Workforce Development

Faculty and staff are the most precious resource in every independent school; they help us meet our mission, care and challenge our students, and create a deep sense of belonging and community. Yet, Academic Leaders know that hiring, onboarding, developing, and retaining faculty and staff is more challenging than ever before.​​

On a national and international level, schools are experiencing:

  • Greater demand for remote work and greater workplace flexibility, particularly among knowledge economy workers, yet schools rarely offer flexibility and are reticent to explore flexible options.

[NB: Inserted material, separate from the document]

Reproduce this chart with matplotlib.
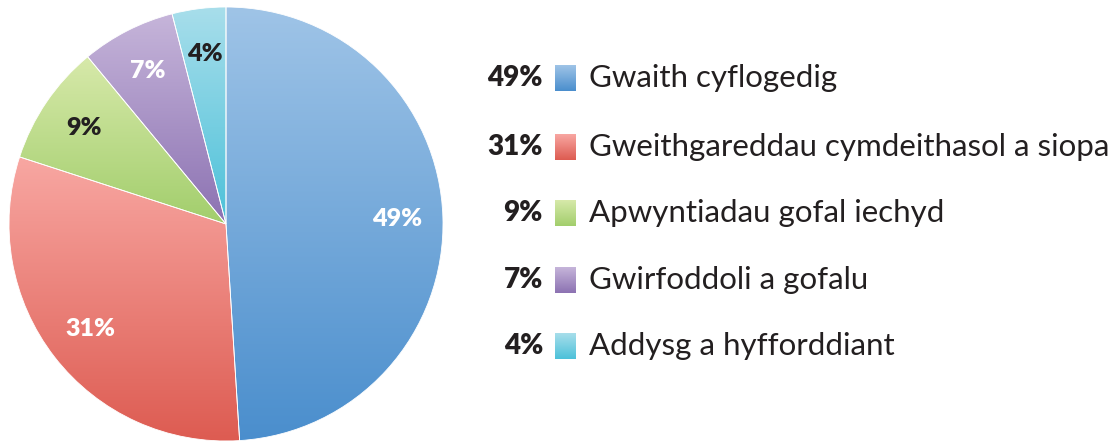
import numpy as np
import matplotlib
matplotlib.use("Agg")
import matplotlib.pyplot as plt
from matplotlib.colors import LinearSegmentedColormap

plt.rcParams['font.family'] = ['Lato', 'DejaVu Sans']

# data
labels = ["Gwaith cyflogedig", "Gweithgareddau cymdeithasol a siopa",
          "Apwyntiadau gofal iechyd", "Gwirfoddoli a gofalu",
          "Addysg a hyfforddiant"]
values = [49, 31, 9, 7, 4]
top_colors = ["#9fc4e7", "#f8a7a2", "#d7e9aa", "#c6b5da", "#a8deeb"]
bot_colors = ["#4a8ecd", "#dd5b51", "#a2ce6c", "#8c72b2", "#4cc1d9"]
pct_colors = ["white", "white", "#231f20", "white", "#231f20"]

W, H = 1116, 446
fig = plt.figure(figsize=(W / 100, H / 100), dpi=100)

# pie axes: centre (226, 224) px, radius 217 px
half = 220 / 217
ax = fig.add_axes([(226 - 220) / W, (H - 224 - 220) / H, 440 / W, 440 / H])
wedges, texts, autotexts = ax.pie(
    values, startangle=90, counterclock=False,
    autopct=lambda p: "%d%%" % round(p), pctdistance=0.79,
    wedgeprops=dict(facecolor="none", edgecolor="white", linewidth=0.6))
ax.set_aspect("equal")
ax.axis("off")

grad = np.linspace(0, 1, 256).reshape(-1, 1)
for w, c0, c1 in zip(wedges, top_colors, bot_colors):
    cmap = LinearSegmentedColormap.from_list("g", [c0, c1])
    v = w.get_path().vertices
    x0, x1 = v[:, 0].min(), v[:, 0].max()
    y0, y1 = v[:, 1].min(), v[:, 1].max()
    im = ax.imshow(grad, cmap=cmap, extent=[x0, x1, y0, y1], origin="upper",
                   aspect="auto", zorder=0)
    im.set_clip_path(w)
ax.set_xlim(-half, half)
ax.set_ylim(-half, half)

for t, c in zip(autotexts, pct_colors):
    t.set_color(c)
    t.set_fontsize(18)
    t.set_fontweight("heavy")
    t.set_zorder(5)

# legend
lax = fig.add_axes([0, 0, 1, 1])
lax.axis("off")
rows = [78, 147, 213, 280, 346]
for i, yc in enumerate(rows):
    lax.text(543, yc, "%d%%" % values[i], ha="right", va="center",
             fontsize=20, fontweight="heavy", color="#231f20")
    cmap = LinearSegmentedColormap.from_list("g", [top_colors[i], bot_colors[i]])
    lax.imshow(grad, cmap=cmap, extent=[555, 576, yc + 13, yc - 13],
               origin="upper", aspect="auto")
    lax.text(589, yc, labels[i], ha="left", va="center",
             fontsize=22.5, color="#231f20")
lax.set_xlim(0, W)
lax.set_ylim(H, 0)

fig.savefig("out.png", dpi=100)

  • Those in the educational sector find incredibly high levels of meaning in their work, and yet also experience some of the highest levels of stress of any industry.

  • ​​A shifting dynamic in the trust relationship between the school and teachers, accelerated during the pandemic, has not fully abated.

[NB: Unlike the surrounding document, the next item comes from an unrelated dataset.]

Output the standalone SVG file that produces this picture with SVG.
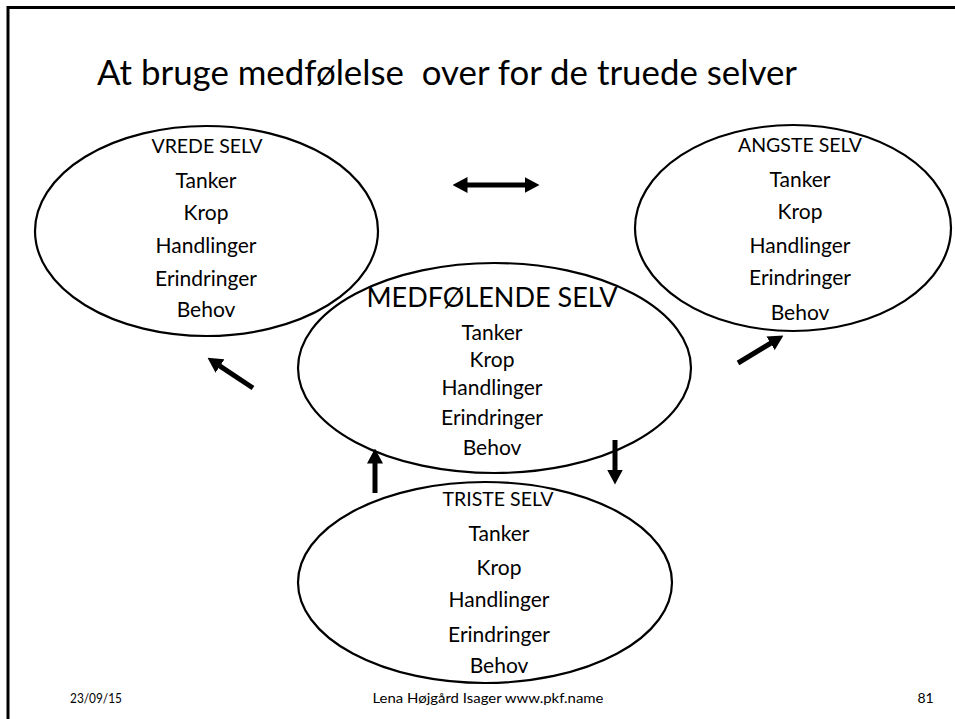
<svg xmlns="http://www.w3.org/2000/svg" width="955" height="719" viewBox="0 0 955 719">
  <style>
    text { font-family: Lato, "Open Sans", "Liberation Sans", sans-serif; fill: #000; text-anchor: middle; }
    .title { font-size: 35px; text-anchor: start; }
    .lbl { font-size: 21px; }
    .head { font-size: 19.5px; }
    .big { font-size: 27px; }
    .foot { font-size: 14px; }
    .oval { fill: none; stroke: #000; stroke-width: 2.2; }
    .arrow { fill: none; stroke: #000; stroke-width: 5; }
  </style>
  <defs>
    <marker id="tip" markerUnits="userSpaceOnUse" viewBox="0 0 15 16" markerWidth="15" markerHeight="16" refX="0.5" refY="8" orient="auto-start-reverse">
      <path d="M0,0 L15,8 L0,16 z" fill="#000"/>
    </marker>
  </defs>

  <rect width="955" height="719" fill="#fff"/>
  <!-- slide frame: top and left edges -->
  <path d="M8,719 V7.5 H955" fill="none" stroke="#000" stroke-width="3"/>

  <text class="title" x="97" y="85" xml:space="preserve" textLength="700" lengthAdjust="spacingAndGlyphs">At bruge medfølelse  over for de truede selver</text>

  <g id="vrede">
    <ellipse class="oval" cx="206.5" cy="231" rx="171.5" ry="105"/>
    <text class="head" x="207" y="153">VREDE SELV</text>
    <text class="lbl" x="206" y="188">Tanker</text>
    <text class="lbl" x="206" y="220">Krop</text>
    <text class="lbl" x="206" y="253">Handlinger</text>
    <text class="lbl" x="206" y="286">Erindringer</text>
    <text class="lbl" x="206" y="317">Behov</text>
  </g>

  <g id="angste">
    <ellipse class="oval" cx="793" cy="228" rx="158" ry="103"/>
    <text class="head" x="800" y="152">ANGSTE SELV</text>
    <text class="lbl" x="800" y="187">Tanker</text>
    <text class="lbl" x="800" y="219">Krop</text>
    <text class="lbl" x="800" y="253">Handlinger</text>
    <text class="lbl" x="800" y="285">Erindringer</text>
    <text class="lbl" x="800" y="320">Behov</text>
  </g>

  <g id="medfoelende">
    <ellipse class="oval" cx="494.5" cy="368" rx="196.5" ry="105"/>
    <text class="big" x="492" y="307">MEDFØLENDE SELV</text>
    <text class="lbl" x="492" y="340">Tanker</text>
    <text class="lbl" x="492" y="367">Krop</text>
    <text class="lbl" x="492" y="395">Handlinger</text>
    <text class="lbl" x="492" y="425">Erindringer</text>
    <text class="lbl" x="492" y="455">Behov</text>
  </g>

  <g id="triste">
    <ellipse class="oval" cx="485" cy="582.5" rx="187" ry="100.5"/>
    <text class="head" x="498" y="506">TRISTE SELV</text>
    <text class="lbl" x="499" y="541">Tanker</text>
    <text class="lbl" x="499" y="575">Krop</text>
    <text class="lbl" x="499" y="607">Handlinger</text>
    <text class="lbl" x="499" y="642">Erindringer</text>
    <text class="lbl" x="499" y="673">Behov</text>
  </g>

  <g id="connectors">
    <line class="arrow" x1="467" y1="185" x2="525" y2="185" marker-start="url(#tip)" marker-end="url(#tip)"/>
    <line class="arrow" x1="738" y1="363" x2="771" y2="343" marker-end="url(#tip)"/>
    <line class="arrow" x1="253" y1="388" x2="219.6" y2="365.8" marker-end="url(#tip)"/>
    <line class="arrow" x1="375" y1="493" x2="375" y2="463" marker-end="url(#tip)"/>
    <line class="arrow" x1="615" y1="440" x2="615" y2="470" marker-end="url(#tip)"/>
  </g>

  <g id="footer">
    <text class="foot" x="96" y="703" textLength="52" lengthAdjust="spacingAndGlyphs">23/09/15</text>
    <text class="foot" x="488" y="703" textLength="231" lengthAdjust="spacingAndGlyphs">Lena Højgård Isager www.pkf.name</text>
    <text class="foot" x="925.5" y="703">81</text>
  </g>
</svg>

  • As Millennials and Generation Z workers replace Baby Boomers, they bring with them different expectations about the boundaries between one's professional and person lives, ones that challenge the 'teacher, coach, mentor" model that's often the core of a school's staffing model.

  • Fewer college graduates are looking to go into teaching, as evidenced by dwindling numbers of undergraduate education programs and fewer completions of alternative routes to teaching programs.

Given all of these challenges, at the Association for Academic Leaders, we believe that independent schools need to develop an intentional approach to each of the four dimensions of the employment lifecycle, while keeping a culture of belonging central throughout each stage.